A selection from the wage theft study makes the point in even stronger terms:
Today, at the start of the twenty-first century, the nation is facing a workplace enforcement crisis, with widespread violations of many long established legal standards. The crisis involves laws dating back to the New Deal era that require employers to pay most workers at least the minimum wage and time-and-a-half for overtime hours and that guarantee employees’ right to organize and bring complaints about working conditions. Also violated frequently are more recently established laws that were designed to protect workers’ health and safety, laws that require employers to carry workers’ compensation insurance in case of on-the-job injury, and laws that prohibit discrimination on the basis of age, race, religion, national origin, gender, sexual orientation, or disability.
High unemployment, unsurprisingly, has also been correlated with a larger informal economy. But what’s interesting, says Joassart, is that in the past, the informal economy rose and fell in a cyclical pattern. In a recession, the informal economy would grow, but when the economy returned to health, it would decline. That pattern is no longer visible. Since 1990, the shadow economy keeps growing, irrespective of what’s happening in the business cycle.
Welcome to the 21st century! The bottom line: Globalization has substantially shifted the relative power of labor and capital.
“What you have had is a huge labor injection of labor from China and India and all of that,” says Martha Chen, “and you haven’t had a commensurate injection of capital. So the labor-to-capital ratio is at a point where capital is really in the driver seat.”

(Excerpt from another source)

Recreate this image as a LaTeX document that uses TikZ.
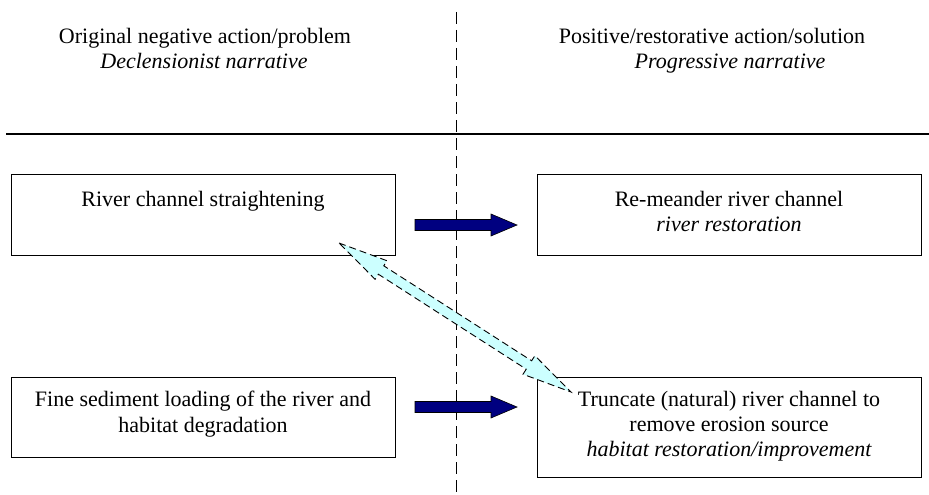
\documentclass[tikz,border=0pt]{standalone}
\usepackage{fontspec}
\setmainfont{Liberation Serif}
\usetikzlibrary{calc}
\definecolor{navyarrow}{HTML}{000080}
\definecolor{lightcyan}{HTML}{CCFFFF}
\begin{document}
\begin{tikzpicture}[x=1pt,y=-1pt,
  boxstyle/.style={draw, line width=1.3pt, inner sep=0pt, anchor=north west},
  txt/.style={anchor=base, inner sep=0pt, font=\fontsize{22}{25}\selectfont},
  itxt/.style={anchor=base, inner sep=0pt, font=\fontsize{22}{25}\selectfont\itshape},
  bluearrow/.style={fill=navyarrow, draw=black, line width=0.6pt, line join=miter},
  cyanarrow/.style={fill=lightcyan, draw=black, dash pattern=on 7pt off 4pt, line width=0.9pt, line join=miter},
  divider/.style={draw, line width=1pt, dash pattern=on 12pt off 6pt}]
\useasboundingbox (0,0) rectangle (929,495);

% divider lines
\coordinate (vtop) at (456,12);
\coordinate (vbot) at (456,495);
\draw[divider] (vtop) -- (vbot);
\coordinate (hl) at (6,134);
\coordinate (hr) at (929,134);
\draw[line width=1.4pt] (hl) -- (hr);

% headers
\node[txt] (hl1) at (205,44) {Original negative action/problem};
\node[itxt] (hl2) at (204,69) {Declensionist narrative};
\node[txt] (hr1) at (712,44) {Positive/restorative action/solution};
\node[itxt] (hr2) at (730,69) {Progressive narrative};

% boxes
\node[boxstyle, minimum width=384pt, minimum height=81pt] (b1) at (11,174) {};
\node[boxstyle, minimum width=384pt, minimum height=81pt] (b2) at (537,174) {};
\node[boxstyle, minimum width=384pt, minimum height=80pt] (b3) at (11,377) {};
\node[boxstyle, minimum width=384pt, minimum height=100pt] (b4) at (537,377) {};

\node[txt] (t1) at (203,206) {River channel straightening};
\node[txt] (t2a) at (729,206) {Re-meander river channel};
\node[itxt] (t2b) at (729,231) {river restoration};
\node[txt] (t3a) at (203,406) {Fine sediment loading of the river and};
\node[txt] (t3b) at (203,432) {habitat degradation};
\node[txt] (t4a) at (729,406) {Truncate (natural) river channel to};
\node[txt] (t4b) at (729,431) {remove erosion source};
\node[itxt] (t4c) at (729,456) {habitat restoration/improvement};

% blue block arrows
\coordinate (s1) at (415,225);
\coordinate (s2) at (415,407);
\filldraw[bluearrow] (s1) ++(0,-5.5) -- ++(76,0) -- ++(0,-5.5) -- ++(26,11) -- ++(-26,11) -- ++(0,-5.5) -- ++(-76,0) -- cycle;
\filldraw[bluearrow] (s2) ++(0,-5.5) -- ++(76,0) -- ++(0,-5.5) -- ++(26,11) -- ++(-26,11) -- ++(0,-5.5) -- ++(-76,0) -- cycle;

% cyan double arrow
\coordinate (ca) at (339,243);
\coordinate (cb) at (571,392);
\filldraw[cyanarrow] (ca) -- ($(ca)!51.2pt!12.41:(cb)$) -- ($(ca)!50.25pt!5.71:(cb)$)
  -- ($(cb)!50.25pt!-5.71:(ca)$) -- ($(cb)!51.2pt!-12.41:(ca)$) -- (cb)
  -- ($(cb)!51.2pt!12.41:(ca)$) -- ($(cb)!50.25pt!5.71:(ca)$)
  -- ($(ca)!50.25pt!-5.71:(cb)$) -- ($(ca)!51.2pt!-12.41:(cb)$) -- cycle;
\end{tikzpicture}
\end{document}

That’s the ideological mathematics that explains both “the new normal” and the shadow economy. When capital is in the driver’s seat, government is no longer enforcing labor laws, and unemployment is high, workers have no leverage. Opportunities for jobs with benefits and good pay decrease, and everyone is forced to scramble for whatever is available. Increasingly, that means work that is completely outside the regulated sector. Work that is found in the shadow economy.